- **Exercise**: Of all the lines in the records, how many hold the word "that"? Answer with the number only.

* start Supplied material *

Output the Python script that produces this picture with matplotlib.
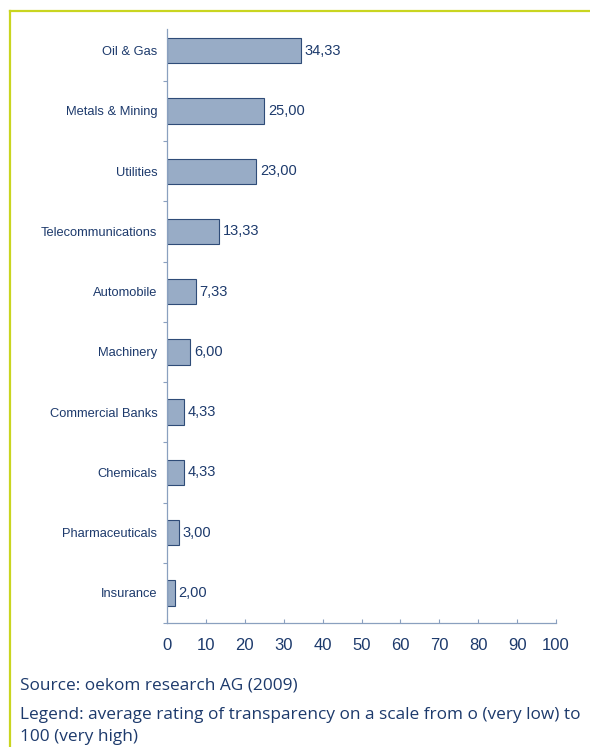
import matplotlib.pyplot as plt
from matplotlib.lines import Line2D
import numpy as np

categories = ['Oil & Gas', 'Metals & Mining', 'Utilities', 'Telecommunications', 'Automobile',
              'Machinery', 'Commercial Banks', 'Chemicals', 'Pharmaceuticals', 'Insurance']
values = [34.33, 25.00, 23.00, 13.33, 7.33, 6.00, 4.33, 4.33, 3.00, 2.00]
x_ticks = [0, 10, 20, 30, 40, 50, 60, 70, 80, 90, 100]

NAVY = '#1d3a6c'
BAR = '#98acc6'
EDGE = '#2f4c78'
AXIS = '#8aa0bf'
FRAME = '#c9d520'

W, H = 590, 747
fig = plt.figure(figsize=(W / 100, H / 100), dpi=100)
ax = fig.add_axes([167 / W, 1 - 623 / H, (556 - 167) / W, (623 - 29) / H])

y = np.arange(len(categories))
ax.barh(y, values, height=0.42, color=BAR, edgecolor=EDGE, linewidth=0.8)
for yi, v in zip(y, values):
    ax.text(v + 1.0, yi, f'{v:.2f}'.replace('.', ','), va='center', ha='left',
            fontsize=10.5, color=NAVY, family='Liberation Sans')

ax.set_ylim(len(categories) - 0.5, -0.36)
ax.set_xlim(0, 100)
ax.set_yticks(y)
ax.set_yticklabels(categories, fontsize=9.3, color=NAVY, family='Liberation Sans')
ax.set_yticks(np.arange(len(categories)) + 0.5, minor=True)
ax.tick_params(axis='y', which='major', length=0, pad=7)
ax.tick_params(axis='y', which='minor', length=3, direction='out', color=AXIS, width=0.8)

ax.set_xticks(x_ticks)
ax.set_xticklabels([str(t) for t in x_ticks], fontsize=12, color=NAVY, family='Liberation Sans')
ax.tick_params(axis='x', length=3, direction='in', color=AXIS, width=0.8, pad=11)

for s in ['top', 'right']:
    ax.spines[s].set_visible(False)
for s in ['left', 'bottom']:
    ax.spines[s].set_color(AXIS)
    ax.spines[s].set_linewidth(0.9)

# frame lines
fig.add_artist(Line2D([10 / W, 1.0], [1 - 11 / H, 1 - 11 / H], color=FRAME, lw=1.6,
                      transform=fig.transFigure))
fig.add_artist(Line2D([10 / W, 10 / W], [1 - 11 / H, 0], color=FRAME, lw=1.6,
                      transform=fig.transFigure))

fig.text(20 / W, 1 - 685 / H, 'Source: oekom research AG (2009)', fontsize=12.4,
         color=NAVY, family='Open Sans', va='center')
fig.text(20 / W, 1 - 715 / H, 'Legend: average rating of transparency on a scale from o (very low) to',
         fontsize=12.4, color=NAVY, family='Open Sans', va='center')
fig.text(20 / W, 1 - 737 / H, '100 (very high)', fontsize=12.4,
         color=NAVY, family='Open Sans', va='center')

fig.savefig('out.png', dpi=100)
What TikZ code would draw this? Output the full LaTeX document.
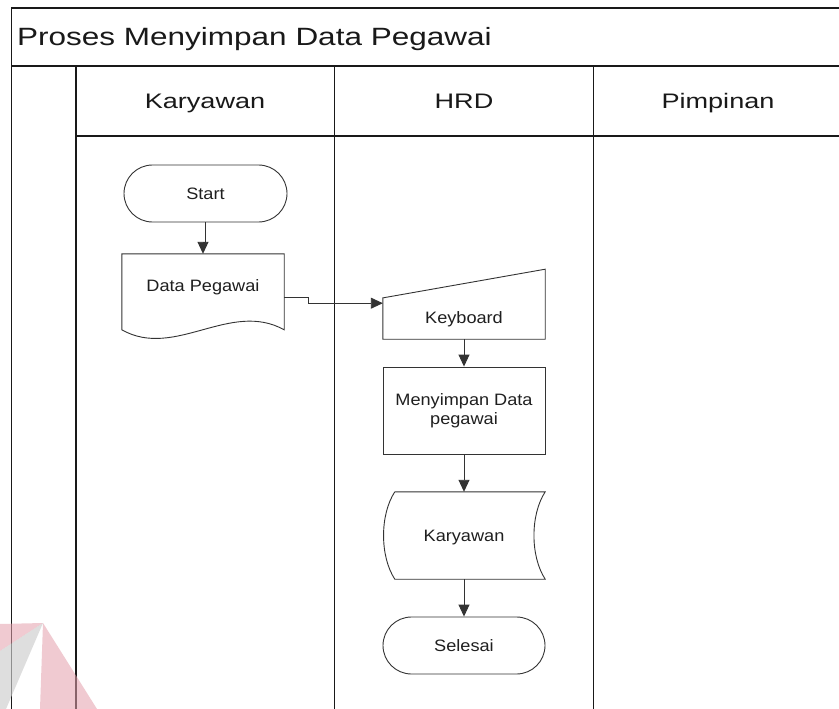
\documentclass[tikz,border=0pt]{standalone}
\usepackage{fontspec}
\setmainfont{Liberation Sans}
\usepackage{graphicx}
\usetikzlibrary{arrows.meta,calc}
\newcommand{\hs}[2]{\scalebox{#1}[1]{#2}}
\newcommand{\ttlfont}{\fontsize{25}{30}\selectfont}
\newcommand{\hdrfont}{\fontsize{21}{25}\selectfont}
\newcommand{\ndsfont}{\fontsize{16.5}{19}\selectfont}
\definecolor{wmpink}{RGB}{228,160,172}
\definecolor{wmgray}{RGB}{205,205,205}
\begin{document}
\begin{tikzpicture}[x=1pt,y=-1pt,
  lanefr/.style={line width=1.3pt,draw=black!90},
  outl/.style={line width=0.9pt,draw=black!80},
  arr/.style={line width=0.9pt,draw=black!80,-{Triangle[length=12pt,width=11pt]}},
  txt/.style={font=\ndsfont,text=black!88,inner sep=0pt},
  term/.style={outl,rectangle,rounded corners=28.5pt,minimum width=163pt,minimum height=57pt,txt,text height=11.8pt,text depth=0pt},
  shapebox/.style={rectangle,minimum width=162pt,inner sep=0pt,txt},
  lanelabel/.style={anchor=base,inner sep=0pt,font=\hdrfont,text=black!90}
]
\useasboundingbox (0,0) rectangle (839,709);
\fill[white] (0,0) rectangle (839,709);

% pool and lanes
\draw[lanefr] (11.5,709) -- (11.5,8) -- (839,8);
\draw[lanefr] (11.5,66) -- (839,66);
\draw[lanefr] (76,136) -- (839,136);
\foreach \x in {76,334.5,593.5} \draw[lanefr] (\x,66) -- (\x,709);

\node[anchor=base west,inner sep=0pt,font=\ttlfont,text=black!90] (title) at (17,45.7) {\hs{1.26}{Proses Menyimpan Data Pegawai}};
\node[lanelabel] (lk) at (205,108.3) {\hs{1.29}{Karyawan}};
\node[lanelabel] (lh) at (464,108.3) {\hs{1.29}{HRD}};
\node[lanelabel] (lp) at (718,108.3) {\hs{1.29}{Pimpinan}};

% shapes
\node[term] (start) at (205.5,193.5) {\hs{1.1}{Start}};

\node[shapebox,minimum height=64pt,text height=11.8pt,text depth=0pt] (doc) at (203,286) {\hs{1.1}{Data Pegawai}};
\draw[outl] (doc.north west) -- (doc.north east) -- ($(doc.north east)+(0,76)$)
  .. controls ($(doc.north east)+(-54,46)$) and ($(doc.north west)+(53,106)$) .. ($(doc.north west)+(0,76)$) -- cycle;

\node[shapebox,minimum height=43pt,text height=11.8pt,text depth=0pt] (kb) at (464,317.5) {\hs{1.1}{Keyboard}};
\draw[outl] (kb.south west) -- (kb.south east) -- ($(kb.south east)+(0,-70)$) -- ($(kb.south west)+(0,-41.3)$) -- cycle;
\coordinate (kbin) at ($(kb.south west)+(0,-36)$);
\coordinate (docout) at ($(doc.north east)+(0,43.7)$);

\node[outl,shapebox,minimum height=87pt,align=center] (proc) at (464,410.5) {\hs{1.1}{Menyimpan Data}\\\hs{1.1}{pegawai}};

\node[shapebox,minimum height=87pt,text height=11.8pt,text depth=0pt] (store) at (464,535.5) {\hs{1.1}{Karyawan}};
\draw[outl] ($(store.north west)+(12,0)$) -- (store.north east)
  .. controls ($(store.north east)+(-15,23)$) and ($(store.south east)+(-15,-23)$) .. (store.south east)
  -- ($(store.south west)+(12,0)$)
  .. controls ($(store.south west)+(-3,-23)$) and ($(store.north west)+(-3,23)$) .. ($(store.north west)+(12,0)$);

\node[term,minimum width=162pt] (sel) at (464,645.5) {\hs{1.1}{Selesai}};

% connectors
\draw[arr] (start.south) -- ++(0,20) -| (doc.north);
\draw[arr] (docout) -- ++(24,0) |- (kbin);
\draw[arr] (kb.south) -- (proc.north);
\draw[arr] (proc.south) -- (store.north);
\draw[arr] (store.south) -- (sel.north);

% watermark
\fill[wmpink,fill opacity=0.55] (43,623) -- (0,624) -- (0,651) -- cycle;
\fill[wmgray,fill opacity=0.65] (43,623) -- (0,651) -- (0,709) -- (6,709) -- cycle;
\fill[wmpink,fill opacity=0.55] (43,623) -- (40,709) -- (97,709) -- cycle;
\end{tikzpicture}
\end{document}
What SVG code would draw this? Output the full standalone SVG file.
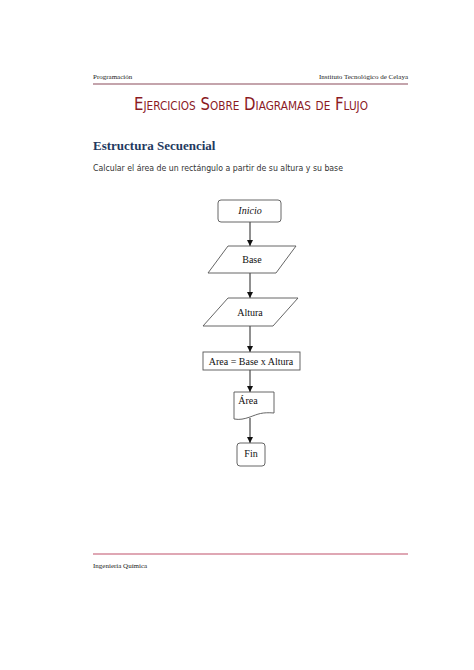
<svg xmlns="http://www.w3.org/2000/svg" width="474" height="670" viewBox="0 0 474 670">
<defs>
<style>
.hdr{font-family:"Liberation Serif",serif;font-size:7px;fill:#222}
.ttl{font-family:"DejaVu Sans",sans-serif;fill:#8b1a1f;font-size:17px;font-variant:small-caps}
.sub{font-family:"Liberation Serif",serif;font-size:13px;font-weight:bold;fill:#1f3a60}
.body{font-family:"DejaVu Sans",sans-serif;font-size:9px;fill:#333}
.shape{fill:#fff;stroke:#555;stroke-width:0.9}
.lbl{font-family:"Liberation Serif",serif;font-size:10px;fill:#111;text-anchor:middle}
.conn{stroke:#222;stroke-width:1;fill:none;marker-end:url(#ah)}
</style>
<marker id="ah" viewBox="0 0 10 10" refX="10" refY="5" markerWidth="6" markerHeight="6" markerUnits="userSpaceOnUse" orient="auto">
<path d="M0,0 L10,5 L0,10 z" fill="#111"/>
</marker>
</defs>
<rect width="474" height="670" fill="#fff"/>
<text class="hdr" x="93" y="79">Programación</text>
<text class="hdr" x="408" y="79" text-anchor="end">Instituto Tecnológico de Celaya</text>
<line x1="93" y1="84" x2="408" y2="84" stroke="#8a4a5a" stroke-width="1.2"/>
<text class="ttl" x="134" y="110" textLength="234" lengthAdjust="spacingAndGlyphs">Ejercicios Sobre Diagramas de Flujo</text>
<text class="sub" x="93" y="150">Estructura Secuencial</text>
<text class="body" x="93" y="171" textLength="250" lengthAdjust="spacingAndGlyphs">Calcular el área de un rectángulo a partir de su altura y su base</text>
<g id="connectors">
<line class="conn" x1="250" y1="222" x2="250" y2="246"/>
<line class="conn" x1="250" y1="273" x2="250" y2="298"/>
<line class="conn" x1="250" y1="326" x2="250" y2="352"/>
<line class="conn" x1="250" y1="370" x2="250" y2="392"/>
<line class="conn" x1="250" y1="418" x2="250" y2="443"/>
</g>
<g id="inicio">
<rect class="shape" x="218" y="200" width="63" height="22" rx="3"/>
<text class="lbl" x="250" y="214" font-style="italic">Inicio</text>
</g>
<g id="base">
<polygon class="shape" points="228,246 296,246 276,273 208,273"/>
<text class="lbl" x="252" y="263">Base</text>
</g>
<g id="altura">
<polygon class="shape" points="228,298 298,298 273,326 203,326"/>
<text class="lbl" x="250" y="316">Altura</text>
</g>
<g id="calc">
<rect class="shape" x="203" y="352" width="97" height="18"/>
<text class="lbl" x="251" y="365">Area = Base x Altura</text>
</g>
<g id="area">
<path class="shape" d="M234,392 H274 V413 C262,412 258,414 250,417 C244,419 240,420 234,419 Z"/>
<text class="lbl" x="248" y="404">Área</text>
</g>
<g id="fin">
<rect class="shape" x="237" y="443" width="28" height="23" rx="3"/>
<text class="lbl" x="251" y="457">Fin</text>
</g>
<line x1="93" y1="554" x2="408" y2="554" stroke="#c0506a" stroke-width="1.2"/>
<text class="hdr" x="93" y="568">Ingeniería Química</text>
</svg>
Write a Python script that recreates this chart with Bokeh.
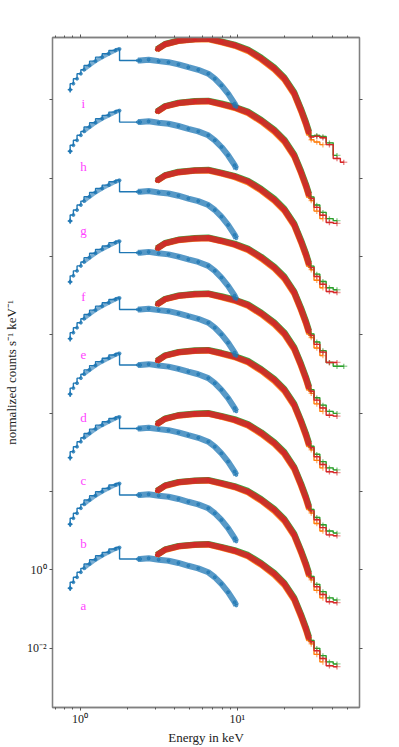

* end Supplied material *

- **Written response**: 2